A $13.7 million federal grant will fund development of a Web platform, data repository and other tools engineers can use to simulate how various structure designs would hold up in an earthquake, hurricane, tornado or coastal storm surge.

(TNS) -- University of Texas researchers have been awarded a $13.7 million federal grant to develop a software platform and other cybertools to help engineers construct buildings, levees, bridges, highways and other structures that are better able to withstand earthquakes and other natural hazards.

“There is tremendous potential to save lives and property through better engineering, design and planning,” said Ellen Rathje, a civil engineering professor and the project’s principal investigator.

The grant from the National Science Foundation, to be paid out over five years, will fund development of a Web platform, data repository and other tools that will allow engineers to simulate how various designs of structures, including residential housing, would hold up in an earthquake, hurricane, tornado or coastal storm surge, Rathje said.

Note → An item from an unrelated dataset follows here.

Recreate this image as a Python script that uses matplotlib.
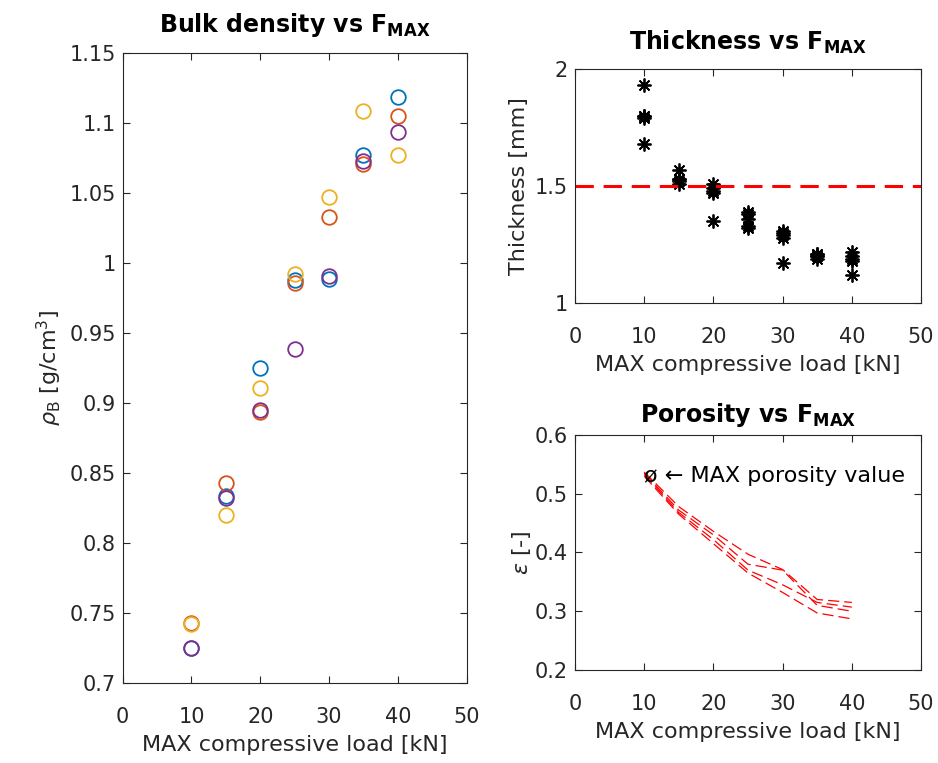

The goal is to make such simulations and modeling efficient and inexpensive. The platform will be accessible to engineers around the world, in part through the use of open source software such as the OpenSees program for earthquake simulations that UT President Gregory L. Fenves developed when he was on the faculty at the University of California, Berkeley.

Rathje, a specialist in earthquake engineering, will lead the UT team, which also includes Clint Dawson, an aerospace engineering professor, and Dan Stanzione, a specialist in high-performance computing. The team has partners at Rice University, the Florida Institute of Technology and other universities.

“Collaborative engineering research is critical to making our buildings and lifelines resistant to earthquakes, tornadoes and hurricanes,” Joy Pauschke, a program director at the National Science Foundation, said in a written statement.

©2015 Austin American-Statesman, Texas. Distributed by Tribune Content Agency, LLC.